* GIVEN REQUEST:
Write out the material exactly, with the pictures left out.

* DATASET EXTRACT:
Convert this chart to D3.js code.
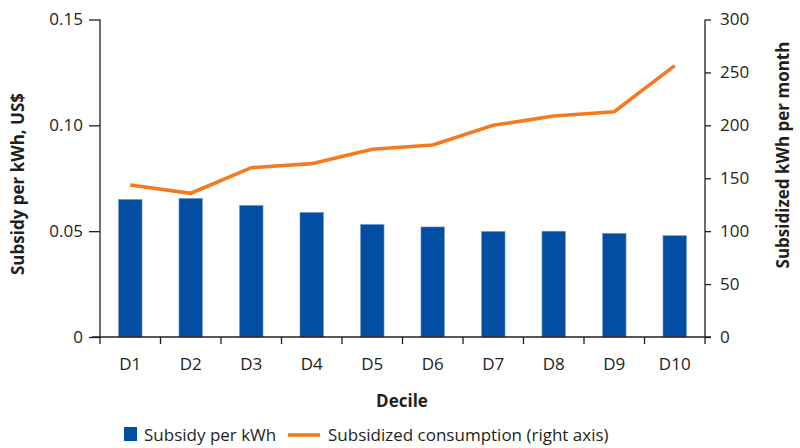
<!DOCTYPE html>
<html><head><meta charset="utf-8">
<script src="https://cdn.jsdelivr.net/npm/d3@7"></script>
<style>body{margin:0;background:#fff;} text{font-family:"Open Sans",sans-serif;fill:#231f20;}</style>
</head><body><svg id="c" width="800" height="448"></svg>
<script>
const categories = ["D1","D2","D3","D4","D5","D6","D7","D8","D9","D10"];
const subsidyPerKWh = [0.065,0.0655,0.0622,0.0589,0.0532,0.052,0.0499,0.050,0.049,0.0479];
const subsidizedConsumption = [143.6,135.8,160,163.8,177.4,181.4,200,208.8,212.9,256.4];
const leftTicks = [0,0.05,0.10,0.15];
const rightTicks = [0,50,100,150,200,250,300];

const svg = d3.select("#c");
const L=100,R=705,T=19.5,B=337;
const x = d3.scaleBand().domain(categories).range([L,R]).paddingInner(0.61).paddingOuter(0.305);
const xb = d3.scaleBand().domain(categories).range([L,R]);
const yL = d3.scaleLinear().domain([0,0.15]).range([B,T]);
const yR = d3.scaleLinear().domain([0,300]).range([B,T]);
const blue="#034ea2", orange="#f47a20", axc="#231f20";

// bars
svg.append("g").selectAll("rect").data(categories).join("rect")
  .attr("x",d=>x(d)).attr("width",x.bandwidth())
  .attr("y",(d,i)=>yL(subsidyPerKWh[i])).attr("height",(d,i)=>B-yL(subsidyPerKWh[i]))
  .attr("fill",blue).attr("stroke","#7fa3d1").attr("stroke-width",0.6);

// line
const line = d3.line().x((d,i)=>xb(categories[i])+xb.bandwidth()/2).y(d=>yR(d));
svg.append("path").datum(subsidizedConsumption).attr("d",line)
  .attr("fill","none").attr("stroke",orange).attr("stroke-width",3.6);

// left axis
const gl = svg.append("g").attr("transform",`translate(${L},0)`)
  .call(d3.axisLeft(yL).tickValues(leftTicks).tickFormat(d=>d===0?"0":d3.format(".2f")(d)).tickSize(11).tickPadding(6));
// right axis
const gr = svg.append("g").attr("transform",`translate(${R},0)`)
  .call(d3.axisRight(yR).tickValues(rightTicks).tickSize(6).tickPadding(9));
// bottom axis
const gb = svg.append("g").attr("transform",`translate(0,${B})`)
  .call(d3.axisBottom(xb).tickValues([]).tickSize(0));
gb.selectAll(".tick").remove();
const boundaries = categories.map(c=>xb(c)).concat([R]);
gb.selectAll("line.b").data(boundaries).join("line").attr("class","b")
  .attr("x1",d=>d).attr("x2",d=>d).attr("y1",0).attr("y2",7).attr("stroke",axc).attr("stroke-width",1.3);
gb.selectAll("text.lab").data(categories).join("text").attr("class","lab")
  .attr("x",d=>xb(d)+xb.bandwidth()/2).attr("y",33).attr("text-anchor","middle")
  .attr("font-size",17).text(d=>d);
gb.select(".domain").attr("d",`M${L-8},0H${R+6}`);

[gl,gr,gb].forEach(g=>{
  g.select(".domain").attr("stroke",axc).attr("stroke-width",1.3);
  g.selectAll(".tick line").attr("stroke",axc).attr("stroke-width",1.3);
  g.selectAll(".tick text").attr("font-size",17).attr("fill",axc).style("font-family","'Open Sans',sans-serif");
});
gl.select(".domain").attr("d",`M0,${T}V${B}`);
gr.select(".domain").attr("d",`M0,${T}V${B}`);

// titles
svg.append("text").attr("transform","translate(24,184) rotate(-90)").attr("text-anchor","middle")
  .attr("font-size",17).attr("font-weight","bold").text("Subsidy per kWh, US$");
svg.append("text").attr("transform","translate(789,155) rotate(-90)").attr("text-anchor","middle")
  .attr("font-size",17).attr("font-weight","bold").text("Subsidized kWh per month");
svg.append("text").attr("x",402).attr("y",407).attr("text-anchor","middle")
  .attr("font-size",17).attr("font-weight","bold").text("Decile");

// legend
const lg = svg.append("g");
lg.append("rect").attr("x",124).attr("y",427).attr("width",13).attr("height",14).attr("fill",blue);
lg.append("text").attr("x",144).attr("y",441).attr("font-size",17).text("Subsidy per kWh");
lg.append("line").attr("x1",288).attr("x2",320).attr("y1",435).attr("y2",435).attr("stroke",orange).attr("stroke-width",3.6);
lg.append("text").attr("x",328).attr("y",441).attr("font-size",17).text("Subsidized consumption (right axis)");
</script></body></html>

* RESPONSE:
Convert this chart to D3.js code.
<!DOCTYPE html>
<html><head><meta charset="utf-8">
<script src="https://cdn.jsdelivr.net/npm/d3@7"></script>
<style>body{margin:0;background:#fff;} text{font-family:"Open Sans",sans-serif;fill:#231f20;}</style>
</head><body><svg id="c" width="800" height="448"></svg>
<script>
const categories = ["D1","D2","D3","D4","D5","D6","D7","D8","D9","D10"];
const subsidyPerKWh = [0.065,0.0655,0.0622,0.0589,0.0532,0.052,0.0499,0.050,0.049,0.0479];
const subsidizedConsumption = [143.6,135.8,160,163.8,177.4,181.4,200,208.8,212.9,256.4];
const leftTicks = [0,0.05,0.10,0.15];
const rightTicks = [0,50,100,150,200,250,300];

const svg = d3.select("#c");
const L=100,R=705,T=19.5,B=337;
const x = d3.scaleBand().domain(categories).range([L,R]).paddingInner(0.61).paddingOuter(0.305);
const xb = d3.scaleBand().domain(categories).range([L,R]);
const yL = d3.scaleLinear().domain([0,0.15]).range([B,T]);
const yR = d3.scaleLinear().domain([0,300]).range([B,T]);
const blue="#034ea2", orange="#f47a20", axc="#231f20";

// bars
svg.append("g").selectAll("rect").data(categories).join("rect")
  .attr("x",d=>x(d)).attr("width",x.bandwidth())
  .attr("y",(d,i)=>yL(subsidyPerKWh[i])).attr("height",(d,i)=>B-yL(subsidyPerKWh[i]))
  .attr("fill",blue).attr("stroke","#7fa3d1").attr("stroke-width",0.6);

// line
const line = d3.line().x((d,i)=>xb(categories[i])+xb.bandwidth()/2).y(d=>yR(d));
svg.append("path").datum(subsidizedConsumption).attr("d",line)
  .attr("fill","none").attr("stroke",orange).attr("stroke-width",3.6);

// left axis
const gl = svg.append("g").attr("transform",`translate(${L},0)`)
  .call(d3.axisLeft(yL).tickValues(leftTicks).tickFormat(d=>d===0?"0":d3.format(".2f")(d)).tickSize(11).tickPadding(6));
// right axis
const gr = svg.append("g").attr("transform",`translate(${R},0)`)
  .call(d3.axisRight(yR).tickValues(rightTicks).tickSize(6).tickPadding(9));
// bottom axis
const gb = svg.append("g").attr("transform",`translate(0,${B})`)
  .call(d3.axisBottom(xb).tickValues([]).tickSize(0));
gb.selectAll(".tick").remove();
const boundaries = categories.map(c=>xb(c)).concat([R]);
gb.selectAll("line.b").data(boundaries).join("line").attr("class","b")
  .attr("x1",d=>d).attr("x2",d=>d).attr("y1",0).attr("y2",7).attr("stroke",axc).attr("stroke-width",1.3);
gb.selectAll("text.lab").data(categories).join("text").attr("class","lab")
  .attr("x",d=>xb(d)+xb.bandwidth()/2).attr("y",33).attr("text-anchor","middle")
  .attr("font-size",17).text(d=>d);
gb.select(".domain").attr("d",`M${L-8},0H${R+6}`);

[gl,gr,gb].forEach(g=>{
  g.select(".domain").attr("stroke",axc).attr("stroke-width",1.3);
  g.selectAll(".tick line").attr("stroke",axc).attr("stroke-width",1.3);
  g.selectAll(".tick text").attr("font-size",17).attr("fill",axc).style("font-family","'Open Sans',sans-serif");
});
gl.select(".domain").attr("d",`M0,${T}V${B}`);
gr.select(".domain").attr("d",`M0,${T}V${B}`);

// titles
svg.append("text").attr("transform","translate(24,184) rotate(-90)").attr("text-anchor","middle")
  .attr("font-size",17).attr("font-weight","bold").text("Subsidy per kWh, US$");
svg.append("text").attr("transform","translate(789,155) rotate(-90)").attr("text-anchor","middle")
  .attr("font-size",17).attr("font-weight","bold").text("Subsidized kWh per month");
svg.append("text").attr("x",402).attr("y",407).attr("text-anchor","middle")
  .attr("font-size",17).attr("font-weight","bold").text("Decile");

// legend
const lg = svg.append("g");
lg.append("rect").attr("x",124).attr("y",427).attr("width",13).attr("height",14).attr("fill",blue);
lg.append("text").attr("x",144).attr("y",441).attr("font-size",17).text("Subsidy per kWh");
lg.append("line").attr("x1",288).attr("x2",320).attr("y1",435).attr("y2",435).attr("stroke",orange).attr("stroke-width",3.6);
lg.append("text").attr("x",328).attr("y",441).attr("font-size",17).text("Subsidized consumption (right axis)");
</script></body></html>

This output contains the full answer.